Aunque evidentemente lo fundamental para la salvación estriba en el conocimiento sobre la persona del Salvador, es el Salvador mismo quien afirma sobre quién edificará la Iglesia, que será su Cuerpo y su plenitud (Efe 1,23), la columna y baluarte de la verdad (1 Ti 3,15), la encargada de dar a conocer la multiforme sabiduría de Dios sea dada a conocer a los principados y potestades en los lugares celestiales (Ef 3,10).


No es de extrañar, pues, que la Iglesia Católica afirme sin lugar a dudas que el primado de Pedro no es un accidente circunstancial que no afecta a la identidad misma de la Iglesia. Así lo explica Pío XII en una de las encíclicas más luminosas del magisterio pontificio de todos los siglos:



… Pedro, en fuerza del primado, no es sino el Vicario de Cristo, por cuanto no existe más que una Cabeza primaria de este Cuerpo, es decir, Cristo; el cual, sin dejar de regir secretamente por sí mismo a la Iglesia -que, después de su gloriosa Ascensión a los cielos, se funda no sólo en El, sino también en Pedro, como en fundamento visible-, la gobierna, además, visiblemente por aquel que en la tierra representa su persona. Que Cristo y su Vicario constituyen una sola Cabeza, lo enseñó solemnemente Nuestro predecesor Bonifacio VIII, de i. m., por las Letras Apostólicas Unam sanctam; y nunca desistieron de inculcar lo mismo sus Sucesores.
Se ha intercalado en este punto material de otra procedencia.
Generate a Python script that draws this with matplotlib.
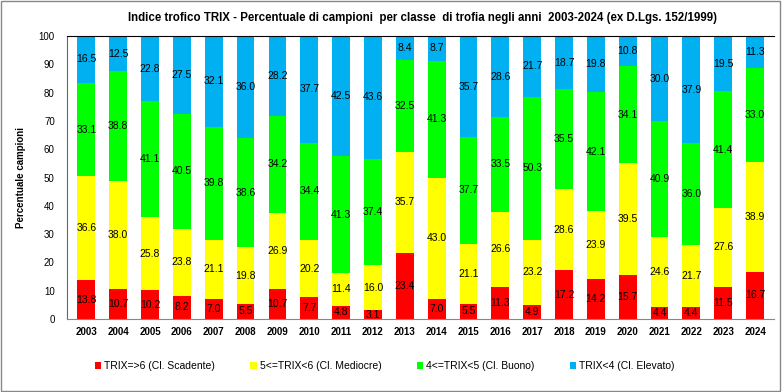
import numpy as np
import matplotlib.pyplot as plt
from matplotlib.patches import Rectangle

years = [str(y) for y in range(2003, 2025)]
scadente = [13.8, 10.7, 10.2, 8.2, 7.0, 5.5, 10.7, 7.7, 4.8, 3.1, 23.4,
            7.0, 5.5, 11.3, 4.9, 17.2, 14.2, 15.7, 4.4, 4.4, 11.5, 16.7]
mediocre = [36.6, 38.0, 25.8, 23.8, 21.1, 19.8, 26.9, 20.2, 11.4, 16.0, 35.7,
            43.0, 21.1, 26.6, 23.2, 28.6, 23.9, 39.5, 24.6, 21.7, 27.6, 38.9]
buono = [33.1, 38.8, 41.1, 40.5, 39.8, 38.6, 34.2, 34.4, 41.3, 37.4, 32.5,
         41.3, 37.7, 33.5, 50.3, 35.5, 42.1, 34.1, 40.9, 36.0, 41.4, 33.0]
elevato = [16.5, 12.5, 22.8, 27.5, 32.1, 36.0, 28.2, 37.7, 42.5, 43.6, 8.4,
           8.7, 35.7, 28.6, 21.7, 18.7, 19.8, 10.8, 30.0, 37.9, 19.5, 11.3]

series = [
    ("TRIX=>6 (Cl. Scadente)", scadente, "#ff0000"),
    ("5<=TRIX<6 (Cl. Mediocre)", mediocre, "#ffff00"),
    ("4<=TRIX<5 (Cl. Buono)", buono, "#00ff00"),
    ("TRIX<4 (Cl. Elevato)", elevato, "#00b0f0"),
]

plt.rcParams['font.family'] = ['Liberation Sans', 'DejaVu Sans']

fig = plt.figure(figsize=(7.82, 3.92), dpi=100)
fig.patches.append(Rectangle((0.001, 0.002), 0.997, 0.995, transform=fig.transFigure,
                             fill=False, edgecolor='#888888', linewidth=1))
ax = fig.add_axes([0.086, 0.186, 0.904, 0.722])

x = np.arange(len(years))
bottom = np.zeros(len(years))
for name, vals, col in series:
    vals = np.array(vals)
    ax.bar(x, vals, 0.56, bottom=bottom, color=col, label=name)
    for xi, b, v in zip(x, bottom, vals):
        ax.text(xi, b + v / 2, f"{v:.1f}", ha='center', va='center', fontsize=7.5)
    bottom += vals

ax.set_xlim(-0.6, len(years) - 0.4)
ax.set_ylim(0, 100)
ax.set_yticks(range(0, 101, 10))
ax.set_xticks(x)
ax.set_xticklabels(years, fontsize=7, fontweight='bold')
ax.tick_params(axis='y', labelsize=7, length=0, pad=9)
ax.tick_params(axis='x', length=0, pad=6)
ax.set_ylabel("Percentuale campioni", fontsize=7, fontweight='bold', labelpad=9)
ax.spines['left'].set_linestyle((0, (2, 1)))
ax.spines['left'].set_color('#4a6a90')
ax.spines['right'].set_visible(False)
ax.spines['bottom'].set_color('#888888')
ax.spines['top'].set_color('black')

fig.text(0.54, 0.955, "Indice trofico TRIX - Percentuale di campioni  per classe  di trofia negli anni  2003-2024 (ex D.Lgs. 152/1999)",
         ha='center', va='center', fontsize=8.3, fontweight='bold')

fig.legend(loc='center', bbox_to_anchor=(0.492, 0.066), ncol=4, frameon=False,
           fontsize=7.5, handlelength=0.6, handleheight=0.6, handletextpad=0.3,
           columnspacing=3.4)

fig.savefig("out.png", dpi=100)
(Mystici Corporis Christi, 17)



Y, como consecuencia lógica, añade:



Hállanse, pues, en un peligroso error quienes piensan que pueden abrazar a Cristo, Cabeza de la Iglesia, sin adherirse fielmente a su Vicario en la tierra. Porque, al quitar esta Cabeza visible, y romper los vínculos sensibles de la unidad, oscurecen y deforman el Cuerpo místico del Redentor, de tal manera, que los que andan en busca del puerto de salvación no pueden verlo ni encontrarlo.

(Mystici Corporis Christi, 17)



Por tanto, aunque la Iglesia no está llamada a predicarse a sí misma, tampoco puede no dejar de proclamar aquello que Cristo dice de ella, pues de la misma manera que los miembros de nuestros cuerpos mortales no funcionan al margen de nuestras cabezas, Cristo ha querido unirse esponsal y corporalmente a su Iglesia para llevar ofrecer la salvación a todos los hombres.


De ahí que los padres de la Iglesia enseñaran de forma inequívoca que no puede tener a Dios por Padre quien no tiene a la Iglesia como Madre. Y de quien no se sujeta a aquel sobre quien Cristo edifica su Iglesia y aquel a quien ha dado toda potestad -entregándole las llaves del Reino-, difícilmente se puede decir que se sujeta al Hijo, nuestro Salvador.


Cum Petro et sub Petro es decir con Cristo y bajo Cristo.